**Problem requirements**
Please return exactly the run of lines that begins with the line containing "Emit a web page" and ends with the line containing "const yR = d3.scaleLinear().domain([0, 50]).range([HEIGHT", pictures excluded.
[START Supplied records]
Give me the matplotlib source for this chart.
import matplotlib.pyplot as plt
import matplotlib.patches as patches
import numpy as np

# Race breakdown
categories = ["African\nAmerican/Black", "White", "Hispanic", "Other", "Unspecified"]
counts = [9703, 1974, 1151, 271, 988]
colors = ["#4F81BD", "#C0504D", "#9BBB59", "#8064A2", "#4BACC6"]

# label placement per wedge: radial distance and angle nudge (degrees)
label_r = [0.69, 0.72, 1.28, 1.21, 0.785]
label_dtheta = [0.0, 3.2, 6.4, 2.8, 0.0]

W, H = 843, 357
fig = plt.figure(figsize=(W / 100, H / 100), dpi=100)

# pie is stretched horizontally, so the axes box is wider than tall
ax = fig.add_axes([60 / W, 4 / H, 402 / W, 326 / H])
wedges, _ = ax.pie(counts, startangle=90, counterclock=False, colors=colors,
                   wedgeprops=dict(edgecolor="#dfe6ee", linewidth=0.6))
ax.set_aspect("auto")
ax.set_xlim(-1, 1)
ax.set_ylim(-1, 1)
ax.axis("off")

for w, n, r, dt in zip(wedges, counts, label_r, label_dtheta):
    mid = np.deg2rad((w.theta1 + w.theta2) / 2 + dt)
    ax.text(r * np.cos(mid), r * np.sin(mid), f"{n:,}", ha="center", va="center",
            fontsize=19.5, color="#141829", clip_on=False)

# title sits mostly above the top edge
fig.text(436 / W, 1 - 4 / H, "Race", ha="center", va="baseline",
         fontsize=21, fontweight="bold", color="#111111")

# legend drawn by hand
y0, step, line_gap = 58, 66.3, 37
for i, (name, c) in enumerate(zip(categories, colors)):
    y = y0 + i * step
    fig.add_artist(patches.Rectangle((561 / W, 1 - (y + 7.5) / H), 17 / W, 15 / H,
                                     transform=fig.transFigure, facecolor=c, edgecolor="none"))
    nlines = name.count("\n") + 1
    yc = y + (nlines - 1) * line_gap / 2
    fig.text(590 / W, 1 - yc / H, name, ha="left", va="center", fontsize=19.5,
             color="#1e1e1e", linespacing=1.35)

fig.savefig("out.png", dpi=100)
[END Supplied records]
[START Supplied records]
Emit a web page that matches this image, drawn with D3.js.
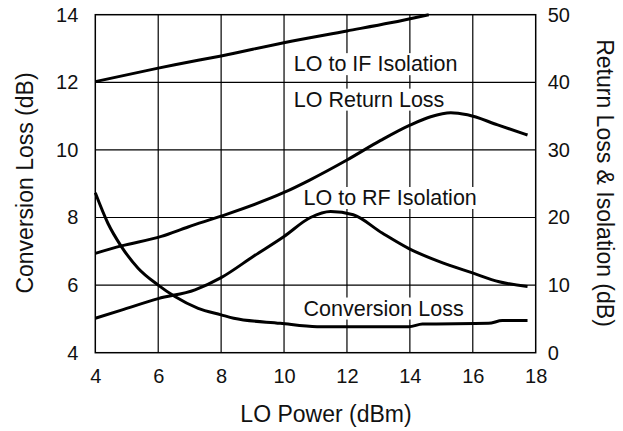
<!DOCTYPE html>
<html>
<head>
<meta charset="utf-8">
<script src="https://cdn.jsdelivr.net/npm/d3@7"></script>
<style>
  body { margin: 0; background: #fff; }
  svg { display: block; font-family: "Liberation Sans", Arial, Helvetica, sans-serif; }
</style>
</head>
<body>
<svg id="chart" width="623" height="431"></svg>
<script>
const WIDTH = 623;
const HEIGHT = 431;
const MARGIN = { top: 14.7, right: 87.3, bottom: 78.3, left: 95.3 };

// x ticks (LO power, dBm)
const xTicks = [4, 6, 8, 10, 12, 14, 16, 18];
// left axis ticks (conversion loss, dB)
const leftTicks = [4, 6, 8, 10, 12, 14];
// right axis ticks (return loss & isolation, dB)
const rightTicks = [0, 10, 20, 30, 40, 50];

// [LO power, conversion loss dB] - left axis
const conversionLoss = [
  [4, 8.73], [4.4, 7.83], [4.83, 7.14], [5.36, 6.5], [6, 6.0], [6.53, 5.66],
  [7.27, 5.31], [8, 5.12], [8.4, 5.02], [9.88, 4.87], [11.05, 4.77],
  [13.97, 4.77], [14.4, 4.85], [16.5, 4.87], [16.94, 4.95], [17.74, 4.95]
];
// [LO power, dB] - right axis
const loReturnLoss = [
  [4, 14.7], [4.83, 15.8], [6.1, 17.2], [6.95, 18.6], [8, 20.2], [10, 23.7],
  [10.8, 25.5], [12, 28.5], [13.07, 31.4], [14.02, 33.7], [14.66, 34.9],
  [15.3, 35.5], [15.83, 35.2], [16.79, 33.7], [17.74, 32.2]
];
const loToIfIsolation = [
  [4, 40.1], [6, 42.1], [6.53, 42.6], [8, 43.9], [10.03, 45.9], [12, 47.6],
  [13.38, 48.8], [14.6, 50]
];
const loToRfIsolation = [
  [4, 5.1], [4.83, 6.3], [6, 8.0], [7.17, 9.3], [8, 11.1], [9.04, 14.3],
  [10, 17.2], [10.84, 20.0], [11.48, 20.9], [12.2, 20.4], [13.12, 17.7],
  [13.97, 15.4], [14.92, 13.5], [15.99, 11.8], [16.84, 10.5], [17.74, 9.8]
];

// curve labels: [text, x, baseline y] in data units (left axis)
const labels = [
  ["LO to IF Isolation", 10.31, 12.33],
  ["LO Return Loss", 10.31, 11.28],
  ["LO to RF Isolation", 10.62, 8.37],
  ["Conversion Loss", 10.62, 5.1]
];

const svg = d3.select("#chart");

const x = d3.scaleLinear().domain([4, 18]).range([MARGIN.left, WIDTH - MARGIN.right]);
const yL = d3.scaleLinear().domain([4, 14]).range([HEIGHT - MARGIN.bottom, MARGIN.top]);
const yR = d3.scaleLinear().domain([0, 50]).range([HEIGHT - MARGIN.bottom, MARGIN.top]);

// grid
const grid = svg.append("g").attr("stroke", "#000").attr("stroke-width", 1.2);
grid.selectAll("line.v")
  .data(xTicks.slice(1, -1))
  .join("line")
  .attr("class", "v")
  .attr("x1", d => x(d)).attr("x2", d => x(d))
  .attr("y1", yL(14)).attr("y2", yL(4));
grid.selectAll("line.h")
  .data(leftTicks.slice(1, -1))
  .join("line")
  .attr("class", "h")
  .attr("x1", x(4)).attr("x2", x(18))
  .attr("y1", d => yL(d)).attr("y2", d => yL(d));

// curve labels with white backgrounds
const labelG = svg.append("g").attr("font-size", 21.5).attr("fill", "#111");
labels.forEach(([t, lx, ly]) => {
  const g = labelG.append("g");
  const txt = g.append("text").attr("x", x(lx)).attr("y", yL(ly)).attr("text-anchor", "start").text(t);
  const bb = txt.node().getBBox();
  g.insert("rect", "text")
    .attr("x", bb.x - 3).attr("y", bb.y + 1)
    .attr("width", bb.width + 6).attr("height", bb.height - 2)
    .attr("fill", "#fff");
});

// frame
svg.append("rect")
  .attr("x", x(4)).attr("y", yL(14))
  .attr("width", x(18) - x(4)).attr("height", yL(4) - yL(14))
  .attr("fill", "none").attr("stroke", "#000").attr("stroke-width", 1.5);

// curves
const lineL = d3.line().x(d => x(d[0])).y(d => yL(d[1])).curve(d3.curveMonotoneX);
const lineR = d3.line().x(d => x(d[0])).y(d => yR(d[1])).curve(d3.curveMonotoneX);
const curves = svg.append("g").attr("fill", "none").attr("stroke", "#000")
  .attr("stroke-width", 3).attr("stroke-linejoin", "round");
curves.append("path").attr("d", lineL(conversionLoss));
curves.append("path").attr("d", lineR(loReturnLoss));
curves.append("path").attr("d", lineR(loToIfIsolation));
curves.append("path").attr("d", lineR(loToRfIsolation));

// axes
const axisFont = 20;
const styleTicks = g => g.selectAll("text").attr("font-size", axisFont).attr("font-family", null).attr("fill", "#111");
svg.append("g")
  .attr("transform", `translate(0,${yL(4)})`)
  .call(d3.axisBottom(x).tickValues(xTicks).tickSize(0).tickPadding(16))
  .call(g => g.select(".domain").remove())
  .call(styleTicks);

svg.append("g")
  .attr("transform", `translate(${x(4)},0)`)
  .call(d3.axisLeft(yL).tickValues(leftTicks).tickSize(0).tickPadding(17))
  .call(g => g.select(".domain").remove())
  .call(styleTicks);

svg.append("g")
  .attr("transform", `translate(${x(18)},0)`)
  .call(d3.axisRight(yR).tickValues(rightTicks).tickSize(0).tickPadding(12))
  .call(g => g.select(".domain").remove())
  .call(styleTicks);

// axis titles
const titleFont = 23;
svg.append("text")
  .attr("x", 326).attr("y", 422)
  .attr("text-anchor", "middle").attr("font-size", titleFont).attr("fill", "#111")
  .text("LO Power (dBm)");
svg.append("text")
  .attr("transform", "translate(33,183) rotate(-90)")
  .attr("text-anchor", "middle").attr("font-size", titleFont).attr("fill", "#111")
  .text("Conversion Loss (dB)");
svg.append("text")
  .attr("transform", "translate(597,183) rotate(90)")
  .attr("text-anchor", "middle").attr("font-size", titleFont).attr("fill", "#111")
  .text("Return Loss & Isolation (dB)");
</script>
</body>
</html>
[END Supplied records]
**Response to this exercise**
Emit a web page that matches this image, drawn with D3.js.
<!DOCTYPE html>
<html>
<head>
<meta charset="utf-8">
<script src="https://cdn.jsdelivr.net/npm/d3@7"></script>
<style>
  body { margin: 0; background: #fff; }
  svg { display: block; font-family: "Liberation Sans", Arial, Helvetica, sans-serif; }
</style>
</head>
<body>
<svg id="chart" width="623" height="431"></svg>
<script>
const WIDTH = 623;
const HEIGHT = 431;
const MARGIN = { top: 14.7, right: 87.3, bottom: 78.3, left: 95.3 };

// x ticks (LO power, dBm)
const xTicks = [4, 6, 8, 10, 12, 14, 16, 18];
// left axis ticks (conversion loss, dB)
const leftTicks = [4, 6, 8, 10, 12, 14];
// right axis ticks (return loss & isolation, dB)
const rightTicks = [0, 10, 20, 30, 40, 50];

// [LO power, conversion loss dB] - left axis
const conversionLoss = [
  [4, 8.73], [4.4, 7.83], [4.83, 7.14], [5.36, 6.5], [6, 6.0], [6.53, 5.66],
  [7.27, 5.31], [8, 5.12], [8.4, 5.02], [9.88, 4.87], [11.05, 4.77],
  [13.97, 4.77], [14.4, 4.85], [16.5, 4.87], [16.94, 4.95], [17.74, 4.95]
];
// [LO power, dB] - right axis
const loReturnLoss = [
  [4, 14.7], [4.83, 15.8], [6.1, 17.2], [6.95, 18.6], [8, 20.2], [10, 23.7],
  [10.8, 25.5], [12, 28.5], [13.07, 31.4], [14.02, 33.7], [14.66, 34.9],
  [15.3, 35.5], [15.83, 35.2], [16.79, 33.7], [17.74, 32.2]
];
const loToIfIsolation = [
  [4, 40.1], [6, 42.1], [6.53, 42.6], [8, 43.9], [10.03, 45.9], [12, 47.6],
  [13.38, 48.8], [14.6, 50]
];
const loToRfIsolation = [
  [4, 5.1], [4.83, 6.3], [6, 8.0], [7.17, 9.3], [8, 11.1], [9.04, 14.3],
  [10, 17.2], [10.84, 20.0], [11.48, 20.9], [12.2, 20.4], [13.12, 17.7],
  [13.97, 15.4], [14.92, 13.5], [15.99, 11.8], [16.84, 10.5], [17.74, 9.8]
];

// curve labels: [text, x, baseline y] in data units (left axis)
const labels = [
  ["LO to IF Isolation", 10.31, 12.33],
  ["LO Return Loss", 10.31, 11.28],
  ["LO to RF Isolation", 10.62, 8.37],
  ["Conversion Loss", 10.62, 5.1]
];

const svg = d3.select("#chart");

const x = d3.scaleLinear().domain([4, 18]).range([MARGIN.left, WIDTH - MARGIN.right]);
const yL = d3.scaleLinear().domain([4, 14]).range([HEIGHT - MARGIN.bottom, MARGIN.top]);
const yR = d3.scaleLinear().domain([0, 50]).range([HEIGHT - MARGIN.bottom, MARGIN.top]);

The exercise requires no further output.